<<<<

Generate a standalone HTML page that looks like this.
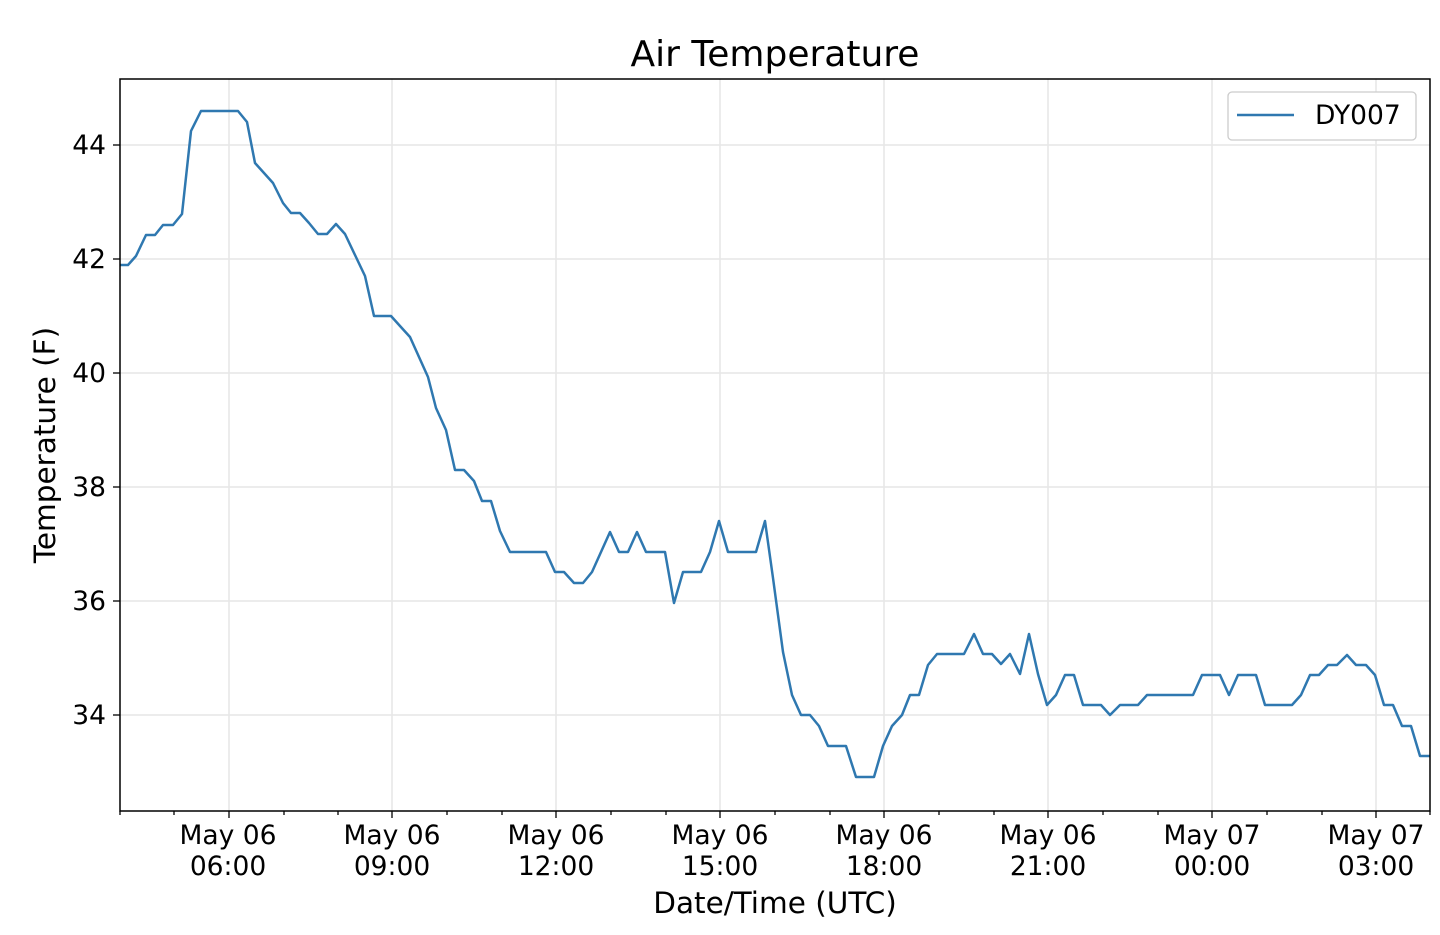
<!DOCTYPE html>
<html><head><meta charset="utf-8"><style>body{margin:0;background:#fff}svg{display:block}text{font-family:"DejaVu Sans",sans-serif;fill:#000}</style></head><body>
<svg width="1440" height="935" xmlns="http://www.w3.org/2000/svg">
<g stroke="#e6e6e6" stroke-width="1.5">
<line x1="229" y1="79" x2="229" y2="811"/><line x1="392" y1="79" x2="392" y2="811"/><line x1="556" y1="79" x2="556" y2="811"/><line x1="720" y1="79" x2="720" y2="811"/><line x1="884" y1="79" x2="884" y2="811"/><line x1="1048" y1="79" x2="1048" y2="811"/><line x1="1212" y1="79" x2="1212" y2="811"/><line x1="1376" y1="79" x2="1376" y2="811"/>
<line x1="120" y1="145" x2="1430" y2="145"/><line x1="120" y1="259" x2="1430" y2="259"/><line x1="120" y1="373" x2="1430" y2="373"/><line x1="120" y1="487" x2="1430" y2="487"/><line x1="120" y1="601" x2="1430" y2="601"/><line x1="120" y1="715" x2="1430" y2="715"/>
</g>
<polyline fill="none" stroke="#2f78b0" stroke-width="2.5" stroke-linejoin="round" points="120,265 128,265 136,256 146,235 155,235 163,225 173,225 182,214 191,131 201,111 238,111 247,122 255,163 264,173 273,183 283,203 291,213 300,213 309,223 318,234 327,234 336,224 345,234 355,255 365,276 374,316 391,316 400,326 410,337 419,357 428,377 436,408 446,430 455,470 464,470 474,481 482,501 491,501 500,531 510,552 546,552 555,572 564,572 574,583 583,583 592,572 601,552 610,532 619,552 628,552 637,532 646,552 665,552 674,603 683,572 701,572 710,552 719,521 728,552 756,552 765,521 773,578 783,652 792,695 801,715 810,715 819,726 828,746 846,746 856,777 874,777 883,746 892,726 902,715 910,695 919,695 928,665 937,654 964,654 974,634 983,654 992,654 1001,664 1010,654 1020,674 1029,634 1038,674 1047,705 1056,695 1065,675 1074,675 1083,705 1101,705 1110,715 1120,705 1138,705 1147,695 1193,695 1202,675 1220,675 1229,695 1238,675 1256,675 1265,705 1292,705 1301,695 1310,675 1319,675 1328,665 1337,665 1347,655 1356,665 1366,665 1375,675 1384,705 1393,705 1402,726 1411,726 1420,756 1430,756"/>
<rect x="120" y="79" width="1310" height="732" fill="none" stroke="#000" stroke-width="1.5"/>
<g stroke="#000" stroke-width="1.3">
<line x1="113" y1="145" x2="120" y2="145"/><line x1="113" y1="259" x2="120" y2="259"/><line x1="113" y1="373" x2="120" y2="373"/><line x1="113" y1="487" x2="120" y2="487"/><line x1="113" y1="601" x2="120" y2="601"/><line x1="113" y1="715" x2="120" y2="715"/>
<line x1="229" y1="811" x2="229" y2="818"/><line x1="392" y1="811" x2="392" y2="818"/><line x1="556" y1="811" x2="556" y2="818"/><line x1="720" y1="811" x2="720" y2="818"/><line x1="884" y1="811" x2="884" y2="818"/><line x1="1048" y1="811" x2="1048" y2="818"/><line x1="1212" y1="811" x2="1212" y2="818"/><line x1="1376" y1="811" x2="1376" y2="818"/>
<line x1="120" y1="811" x2="120" y2="815"/><line x1="174" y1="811" x2="174" y2="815"/><line x1="284" y1="811" x2="284" y2="815"/><line x1="338" y1="811" x2="338" y2="815"/><line x1="447" y1="811" x2="447" y2="815"/><line x1="502" y1="811" x2="502" y2="815"/><line x1="611" y1="811" x2="611" y2="815"/><line x1="666" y1="811" x2="666" y2="815"/><line x1="775" y1="811" x2="775" y2="815"/><line x1="830" y1="811" x2="830" y2="815"/><line x1="939" y1="811" x2="939" y2="815"/><line x1="994" y1="811" x2="994" y2="815"/><line x1="1103" y1="811" x2="1103" y2="815"/><line x1="1158" y1="811" x2="1158" y2="815"/><line x1="1267" y1="811" x2="1267" y2="815"/><line x1="1322" y1="811" x2="1322" y2="815"/><line x1="1430" y1="811" x2="1430" y2="815"/>
</g>
<g font-size="26.5" text-anchor="end">
<text x="106" y="154">44</text><text x="106" y="268">42</text><text x="106" y="382">40</text><text x="106" y="496">38</text><text x="106" y="610">36</text><text x="106" y="724">34</text>
</g>
<g font-size="26.5" text-anchor="middle">
<text x="228" y="844">May 06</text><text x="228" y="875">06:00</text>
<text x="392" y="844">May 06</text><text x="392" y="875">09:00</text>
<text x="556" y="844">May 06</text><text x="556" y="875">12:00</text>
<text x="720" y="844">May 06</text><text x="720" y="875">15:00</text>
<text x="884" y="844">May 06</text><text x="884" y="875">18:00</text>
<text x="1048" y="844">May 06</text><text x="1048" y="875">21:00</text>
<text x="1212" y="844">May 07</text><text x="1212" y="875">00:00</text>
<text x="1376" y="844">May 07</text><text x="1376" y="875">03:00</text>
<text x="775" y="913" font-size="29.5">Date/Time (UTC)</text>
<text x="775" y="66" font-size="36">Air Temperature</text>
<text transform="translate(55,445) rotate(-90)" font-size="29.5">Temperature (F)</text>
</g>
<rect x="1228" y="92" width="188" height="48" rx="4" fill="#fff" stroke="#ccc" stroke-width="1.3"/>
<line x1="1237" y1="115" x2="1294" y2="115" stroke="#2f78b0" stroke-width="2.5"/>
<text x="1315" y="124" font-size="26.5">DY007</text>
</svg>
</body></html>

>>>>

- INSTRUCTIONS FOR THE TASK -
Using the material above, return every line exactly as it appears, minus the pictures.

- RESPONSE TO THIS EXERCISE -
Generate a standalone HTML page that looks like this.
<!DOCTYPE html>
<html><head><meta charset="utf-8"><style>body{margin:0;background:#fff}svg{display:block}text{font-family:"DejaVu Sans",sans-serif;fill:#000}</style></head><body>
<svg width="1440" height="935" xmlns="http://www.w3.org/2000/svg">
<g stroke="#e6e6e6" stroke-width="1.5">
<line x1="229" y1="79" x2="229" y2="811"/><line x1="392" y1="79" x2="392" y2="811"/><line x1="556" y1="79" x2="556" y2="811"/><line x1="720" y1="79" x2="720" y2="811"/><line x1="884" y1="79" x2="884" y2="811"/><line x1="1048" y1="79" x2="1048" y2="811"/><line x1="1212" y1="79" x2="1212" y2="811"/><line x1="1376" y1="79" x2="1376" y2="811"/>
<line x1="120" y1="145" x2="1430" y2="145"/><line x1="120" y1="259" x2="1430" y2="259"/><line x1="120" y1="373" x2="1430" y2="373"/><line x1="120" y1="487" x2="1430" y2="487"/><line x1="120" y1="601" x2="1430" y2="601"/><line x1="120" y1="715" x2="1430" y2="715"/>
</g>
<polyline fill="none" stroke="#2f78b0" stroke-width="2.5" stroke-linejoin="round" points="120,265 128,265 136,256 146,235 155,235 163,225 173,225 182,214 191,131 201,111 238,111 247,122 255,163 264,173 273,183 283,203 291,213 300,213 309,223 318,234 327,234 336,224 345,234 355,255 365,276 374,316 391,316 400,326 410,337 419,357 428,377 436,408 446,430 455,470 464,470 474,481 482,501 491,501 500,531 510,552 546,552 555,572 564,572 574,583 583,583 592,572 601,552 610,532 619,552 628,552 637,532 646,552 665,552 674,603 683,572 701,572 710,552 719,521 728,552 756,552 765,521 773,578 783,652 792,695 801,715 810,715 819,726 828,746 846,746 856,777 874,777 883,746 892,726 902,715 910,695 919,695 928,665 937,654 964,654 974,634 983,654 992,654 1001,664 1010,654 1020,674 1029,634 1038,674 1047,705 1056,695 1065,675 1074,675 1083,705 1101,705 1110,715 1120,705 1138,705 1147,695 1193,695 1202,675 1220,675 1229,695 1238,675 1256,675 1265,705 1292,705 1301,695 1310,675 1319,675 1328,665 1337,665 1347,655 1356,665 1366,665 1375,675 1384,705 1393,705 1402,726 1411,726 1420,756 1430,756"/>
<rect x="120" y="79" width="1310" height="732" fill="none" stroke="#000" stroke-width="1.5"/>
<g stroke="#000" stroke-width="1.3">
<line x1="113" y1="145" x2="120" y2="145"/><line x1="113" y1="259" x2="120" y2="259"/><line x1="113" y1="373" x2="120" y2="373"/><line x1="113" y1="487" x2="120" y2="487"/><line x1="113" y1="601" x2="120" y2="601"/><line x1="113" y1="715" x2="120" y2="715"/>
<line x1="229" y1="811" x2="229" y2="818"/><line x1="392" y1="811" x2="392" y2="818"/><line x1="556" y1="811" x2="556" y2="818"/><line x1="720" y1="811" x2="720" y2="818"/><line x1="884" y1="811" x2="884" y2="818"/><line x1="1048" y1="811" x2="1048" y2="818"/><line x1="1212" y1="811" x2="1212" y2="818"/><line x1="1376" y1="811" x2="1376" y2="818"/>
<line x1="120" y1="811" x2="120" y2="815"/><line x1="174" y1="811" x2="174" y2="815"/><line x1="284" y1="811" x2="284" y2="815"/><line x1="338" y1="811" x2="338" y2="815"/><line x1="447" y1="811" x2="447" y2="815"/><line x1="502" y1="811" x2="502" y2="815"/><line x1="611" y1="811" x2="611" y2="815"/><line x1="666" y1="811" x2="666" y2="815"/><line x1="775" y1="811" x2="775" y2="815"/><line x1="830" y1="811" x2="830" y2="815"/><line x1="939" y1="811" x2="939" y2="815"/><line x1="994" y1="811" x2="994" y2="815"/><line x1="1103" y1="811" x2="1103" y2="815"/><line x1="1158" y1="811" x2="1158" y2="815"/><line x1="1267" y1="811" x2="1267" y2="815"/><line x1="1322" y1="811" x2="1322" y2="815"/><line x1="1430" y1="811" x2="1430" y2="815"/>
</g>
<g font-size="26.5" text-anchor="end">
<text x="106" y="154">44</text><text x="106" y="268">42</text><text x="106" y="382">40</text><text x="106" y="496">38</text><text x="106" y="610">36</text><text x="106" y="724">34</text>
</g>
<g font-size="26.5" text-anchor="middle">
<text x="228" y="844">May 06</text><text x="228" y="875">06:00</text>
<text x="392" y="844">May 06</text><text x="392" y="875">09:00</text>
<text x="556" y="844">May 06</text><text x="556" y="875">12:00</text>
<text x="720" y="844">May 06</text><text x="720" y="875">15:00</text>
<text x="884" y="844">May 06</text><text x="884" y="875">18:00</text>
<text x="1048" y="844">May 06</text><text x="1048" y="875">21:00</text>
<text x="1212" y="844">May 07</text><text x="1212" y="875">00:00</text>
<text x="1376" y="844">May 07</text><text x="1376" y="875">03:00</text>
<text x="775" y="913" font-size="29.5">Date/Time (UTC)</text>
<text x="775" y="66" font-size="36">Air Temperature</text>
<text transform="translate(55,445) rotate(-90)" font-size="29.5">Temperature (F)</text>
</g>
<rect x="1228" y="92" width="188" height="48" rx="4" fill="#fff" stroke="#ccc" stroke-width="1.3"/>
<line x1="1237" y1="115" x2="1294" y2="115" stroke="#2f78b0" stroke-width="2.5"/>
<text x="1315" y="124" font-size="26.5">DY007</text>
</svg>
</body></html>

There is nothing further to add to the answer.